Windows Azure outage: Leap year was to blame, Microsoft says
Windows Azure weathered a series of outages this week, and Microsoft has traced the whole mess back to the wonky 2012 calendar.
At around 9 in the evening on Tuesday, a series of outages roiled Windows Azure, a popular cloud computing platform run by Microsoft. According to the Register, the blackouts continued well into the next day, with some users reporting problems as recently as Wednesday evening. It was a "meltdown," to borrow the terminology of one popular tech blog.
Now, Microsoft says it has sussed out the source of the problem – and it all has to do with the wonky 2012 calendar.
"While final root cause analysis is in progress, this issue appears to be due to a time calculation that was incorrect for the leap year," Bill Laing, a Microsoft executive, wrote on the Azure blog yesterday afternoon. "Once we discovered the issue we immediately took steps to protect customer services that were already up and running, and began creating a fix for the issue."
Laing acknowledged that "some sub-regions and customers are still experiencing issues," but he said Microsoft was working to address the problem. As of yesterday, Azure service had been restored to the "majority" of customers, Laing added.
Not that all users were easily comforted.

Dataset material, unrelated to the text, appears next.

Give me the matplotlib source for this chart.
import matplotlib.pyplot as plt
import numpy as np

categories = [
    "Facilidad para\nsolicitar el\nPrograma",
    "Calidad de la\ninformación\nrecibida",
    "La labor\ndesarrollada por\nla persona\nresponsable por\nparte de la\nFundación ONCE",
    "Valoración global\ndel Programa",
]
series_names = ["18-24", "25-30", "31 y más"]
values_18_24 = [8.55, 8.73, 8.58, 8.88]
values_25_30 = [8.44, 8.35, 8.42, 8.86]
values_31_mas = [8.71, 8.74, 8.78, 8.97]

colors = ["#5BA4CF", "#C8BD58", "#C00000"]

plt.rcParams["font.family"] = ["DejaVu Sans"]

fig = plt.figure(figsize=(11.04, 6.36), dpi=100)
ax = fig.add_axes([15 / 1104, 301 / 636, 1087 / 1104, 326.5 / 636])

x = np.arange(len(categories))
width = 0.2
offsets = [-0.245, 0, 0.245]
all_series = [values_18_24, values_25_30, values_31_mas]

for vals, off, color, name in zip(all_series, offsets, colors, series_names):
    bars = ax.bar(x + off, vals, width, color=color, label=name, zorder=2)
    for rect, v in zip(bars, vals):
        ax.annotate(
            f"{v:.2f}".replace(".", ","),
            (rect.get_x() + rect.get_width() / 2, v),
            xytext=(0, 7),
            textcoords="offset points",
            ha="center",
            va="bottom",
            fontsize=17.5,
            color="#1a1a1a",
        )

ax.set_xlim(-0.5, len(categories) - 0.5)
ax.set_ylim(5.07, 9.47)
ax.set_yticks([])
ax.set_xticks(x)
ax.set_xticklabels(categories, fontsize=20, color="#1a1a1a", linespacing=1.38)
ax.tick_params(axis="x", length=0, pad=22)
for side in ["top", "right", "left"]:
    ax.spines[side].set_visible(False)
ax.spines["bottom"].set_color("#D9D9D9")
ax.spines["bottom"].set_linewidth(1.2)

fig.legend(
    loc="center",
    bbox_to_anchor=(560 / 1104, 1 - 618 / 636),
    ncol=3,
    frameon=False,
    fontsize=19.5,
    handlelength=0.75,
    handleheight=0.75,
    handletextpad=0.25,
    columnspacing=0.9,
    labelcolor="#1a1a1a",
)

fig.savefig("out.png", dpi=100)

IDG highlights today a series of complaints on the Azure forum, including this one, from an especially dyspeptic customer: "I can't imagine the damage this has done to companies with large scale customers. I mean we have chosen Windows Azure due to the redundancy... How can we explain this to our customers?"

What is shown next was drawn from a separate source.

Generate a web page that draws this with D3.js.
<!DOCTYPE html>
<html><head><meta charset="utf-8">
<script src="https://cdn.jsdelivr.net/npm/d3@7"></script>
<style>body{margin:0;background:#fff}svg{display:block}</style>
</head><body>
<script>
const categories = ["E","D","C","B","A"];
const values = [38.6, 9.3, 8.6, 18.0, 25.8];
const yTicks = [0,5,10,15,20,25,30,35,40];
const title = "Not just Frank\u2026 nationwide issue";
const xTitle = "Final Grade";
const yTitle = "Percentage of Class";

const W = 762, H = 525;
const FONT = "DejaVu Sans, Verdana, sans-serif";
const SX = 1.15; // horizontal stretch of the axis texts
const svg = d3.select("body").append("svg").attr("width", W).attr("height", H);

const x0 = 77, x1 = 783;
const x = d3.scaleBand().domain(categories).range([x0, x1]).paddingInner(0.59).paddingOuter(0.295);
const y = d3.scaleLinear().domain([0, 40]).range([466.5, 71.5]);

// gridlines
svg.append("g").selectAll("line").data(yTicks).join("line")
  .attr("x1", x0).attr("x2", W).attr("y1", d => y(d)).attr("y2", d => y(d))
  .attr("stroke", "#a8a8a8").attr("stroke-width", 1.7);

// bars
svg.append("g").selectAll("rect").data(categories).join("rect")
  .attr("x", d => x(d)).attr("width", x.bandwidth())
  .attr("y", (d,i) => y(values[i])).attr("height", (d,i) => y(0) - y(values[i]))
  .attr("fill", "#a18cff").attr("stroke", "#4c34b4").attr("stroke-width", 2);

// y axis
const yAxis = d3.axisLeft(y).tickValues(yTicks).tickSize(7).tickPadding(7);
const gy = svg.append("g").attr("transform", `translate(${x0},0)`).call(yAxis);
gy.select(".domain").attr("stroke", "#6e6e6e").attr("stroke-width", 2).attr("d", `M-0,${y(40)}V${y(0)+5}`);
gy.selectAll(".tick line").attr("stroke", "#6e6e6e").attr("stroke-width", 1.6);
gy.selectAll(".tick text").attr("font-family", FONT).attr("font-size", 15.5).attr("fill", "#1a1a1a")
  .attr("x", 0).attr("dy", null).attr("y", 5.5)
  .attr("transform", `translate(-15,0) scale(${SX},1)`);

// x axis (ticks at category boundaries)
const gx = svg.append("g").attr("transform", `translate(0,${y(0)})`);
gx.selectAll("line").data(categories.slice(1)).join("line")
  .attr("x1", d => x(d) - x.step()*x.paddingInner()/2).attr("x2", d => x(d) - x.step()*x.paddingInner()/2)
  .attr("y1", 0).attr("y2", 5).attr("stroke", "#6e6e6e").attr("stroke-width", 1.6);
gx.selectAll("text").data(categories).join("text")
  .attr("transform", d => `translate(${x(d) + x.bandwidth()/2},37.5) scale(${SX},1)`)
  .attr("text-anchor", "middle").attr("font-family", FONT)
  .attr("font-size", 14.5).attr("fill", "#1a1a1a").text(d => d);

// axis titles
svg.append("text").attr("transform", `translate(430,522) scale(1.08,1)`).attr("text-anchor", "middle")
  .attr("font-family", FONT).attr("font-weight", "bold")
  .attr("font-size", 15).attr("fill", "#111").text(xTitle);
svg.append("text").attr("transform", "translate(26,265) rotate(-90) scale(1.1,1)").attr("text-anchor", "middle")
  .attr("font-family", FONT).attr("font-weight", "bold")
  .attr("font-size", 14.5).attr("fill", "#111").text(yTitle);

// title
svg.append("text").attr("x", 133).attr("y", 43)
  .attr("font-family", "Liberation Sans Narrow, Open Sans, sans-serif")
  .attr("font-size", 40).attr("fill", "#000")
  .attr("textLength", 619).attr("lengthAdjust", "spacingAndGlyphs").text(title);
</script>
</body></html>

As Charles Babcock of Information Week noted, the outages also served as further evidence of the occasional instability of the cloud.
"This incident is a reminder that the best practices of cloud computing operations are still a work in progress, not an established science. And while prevention is better than cure, infrastructure-as-a-service operators may not know everything they need to about these large-scale environment," Babcock wrote.